4 de diciembre de 2020
LOS EQUILIBRISTAS
¡¡ Los equilibristas¡¡ gritaban los liliputienses de la
película de Fellini, haciendo vibrar la erre,
para enfatizar de esta manera el
anuncio de la llegada del circo. Las tardes cobreadas del otoño provinciano que
permitía el sol de un octubre precursor de lo invernal nos conducían a la feria
de un noble mediante la santificación del jolgorio planificado desde el orden
civil. Así, Lucas el del toro
evangelizador, se convirtió en adalid de la caseta y el pincho con
cerveza gracias a preceder al apellido del noble Iranzo. La carencia y escasez de medios de
comunicación de aquellos años de niñez no nos permitían enterarnos con
anticipación que llegaba el circo. Porque la feria era el circo. La cartelería,
poca por la escasez de papel, se concentraba
en los lugares más concurridos, y algún que otro ejemplar se exponía en los
barrios. Había sin embargo otro elemento que
ejercía de anunciador. El aire, que desde el recinto ferial ejercía de pregonero a los barrios altos con un
olor característico de aquella gran lona que albergaba la expectante ilusión:
las fieras. Era el olor de las fieras, y entre ellas la atención se fijaba en
aquellos leones que con su enorme melena y terribles fauces ocupaban la mayor
parte de la propaganda. De aquellas fieras desconocíamos casi todo, salvo ser
voraces devoradoras de cristianos en los circos romanos, según nos daba a
entender la enciclopedia Álvarez, única ventana de la cultura dirigida de
aquellas décadas. Algún que otro león aparecía de forma esporádica: fiero, estrangulado por Hércules, o manso a los pies
del evangelista San Marcos.

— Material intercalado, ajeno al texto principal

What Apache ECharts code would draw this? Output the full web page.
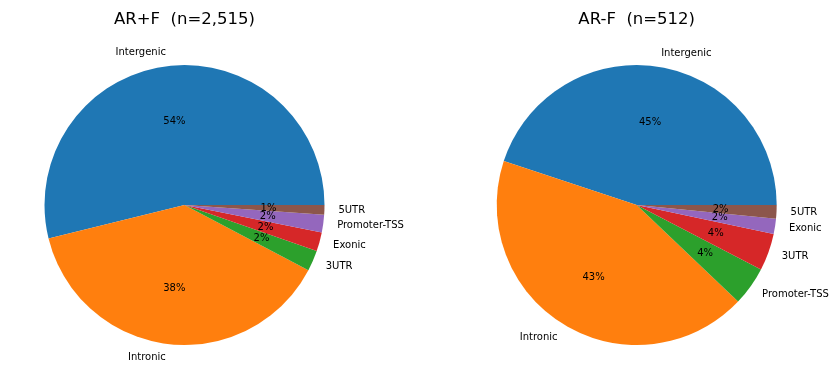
<!DOCTYPE html>
<html>
<head>
<meta charset="utf-8">
<script src="https://cdn.jsdelivr.net/npm/echarts@6/dist/echarts.min.js"></script>
<style>html,body{margin:0;padding:0;background:#fff}#c{width:837px;height:390px}</style>
</head>
<body>
<div id="c"></div>
<script>
const leftTitle = 'AR+F  (n=2,515)';
const leftCategories = ['Intergenic', 'Intronic', '3UTR', 'Exonic', 'Promoter-TSS', '5UTR'];
const leftValues = [1354, 967, 60, 55, 51, 28];

const rightTitle = 'AR-F  (n=512)';
const rightCategories = ['Intergenic', 'Intronic', 'Promoter-TSS', '3UTR', 'Exonic', '5UTR'];
const rightValues = [230, 220, 23, 22, 9, 8];

const sliceColors = ['#1f77b4', '#ff7f0e', '#2ca02c', '#d62728', '#9467bd', '#8c564b'];

const FONT = 'DejaVu Sans';
const R = 140;

function makeData(cats, vals) {
  return cats.map((c, i) => ({ name: c, value: vals[i], itemStyle: { color: sliceColors[i] } }));
}

function pieSeries(cats, vals, center) {
  const total = vals.reduce((a, b) => a + b, 0);
  return [
    {
      type: 'pie',
      center: center,
      radius: [0, R],
      startAngle: 0,
      clockwise: false,
      avoidLabelOverlap: false,
      silent: true,
      animation: false,
      itemStyle: { borderWidth: 0 },
      label: {
        show: true,
        position: 'outside',
        distanceToLabelLine: 0,
        color: '#000',
        fontSize: 10,
        fontFamily: FONT,
        formatter: '{b}'
      },
      labelLine: { show: false, length: R * 0.1, length2: 0 },
      emphasis: { disabled: true },
      data: makeData(cats, vals)
    },
    {
      type: 'pie',
      center: center,
      radius: [0, R * 0.6],
      startAngle: 0,
      clockwise: false,
      avoidLabelOverlap: false,
      silent: true,
      animation: false,
      z: 3,
      itemStyle: { color: 'rgba(0,0,0,0)', borderWidth: 0 },
      label: {
        show: true,
        position: 'outside',
        distanceToLabelLine: 0,
        color: '#000',
        fontSize: 10,
        fontFamily: FONT,
        formatter: p => Math.round(p.value / total * 100) + '%'
      },
      labelLine: { show: false, length: 0, length2: 0 },
      labelLayout: () => ({ align: 'center' }),
      emphasis: { disabled: true },
      data: cats.map((c, i) => ({ name: c, value: vals[i] }))
    }
  ];
}

const titleStyle = { fontSize: 16.5, fontWeight: 'normal', color: '#000', fontFamily: FONT, lineHeight: 16 };

const chart = echarts.init(document.getElementById('c'), null, { renderer: 'canvas' });
chart.setOption({
  animation: false,
  backgroundColor: '#fff',
  title: [
    { text: leftTitle, left: 184.5, top: 12, padding: 0, textAlign: 'center', textStyle: titleStyle },
    { text: rightTitle, left: 636.7, top: 12, padding: 0, textAlign: 'center', textStyle: titleStyle }
  ],
  series: [
    ...pieSeries(leftCategories, leftValues, [184.5, 205]),
    ...pieSeries(rightCategories, rightValues, [636.7, 205])
  ]
});
</script>
</body>
</html>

Hoy las camadas de leones, se reproducen más en
Wall Street, que en el parque africano de
Serengueti, democratizando la ley del carnívoro: matar para vivir. Han
transformado su voracidad depredadora de cristianos por un menú de pobres y estúpidos avarientos
que creen haber encontrado la fórmula de la piedra filosofal en la especulación.
Los circos han venido cada vez a menos. Quizás porque el gran atractivo de la carpa
era el asombro y la ilusión, difuminados por los avances de la televisión y las
redes sociales, otro gran circo adaptado a la oferta consumista. Ya no hay
magia, y el truco se ha convertido en estafa y engaño. Porque ya no se trata de
sacar nada de la chistera. Todo lo contrario. Meter en ella cuanto más se
pueda. Los equilibristas son ahora los que con tres trabajos temporales no
llegan a final de mes. Así andamos cuando el circo de nuestra estrella central
se ha apagado. Se acabó todo lo que giraba alrededor de él.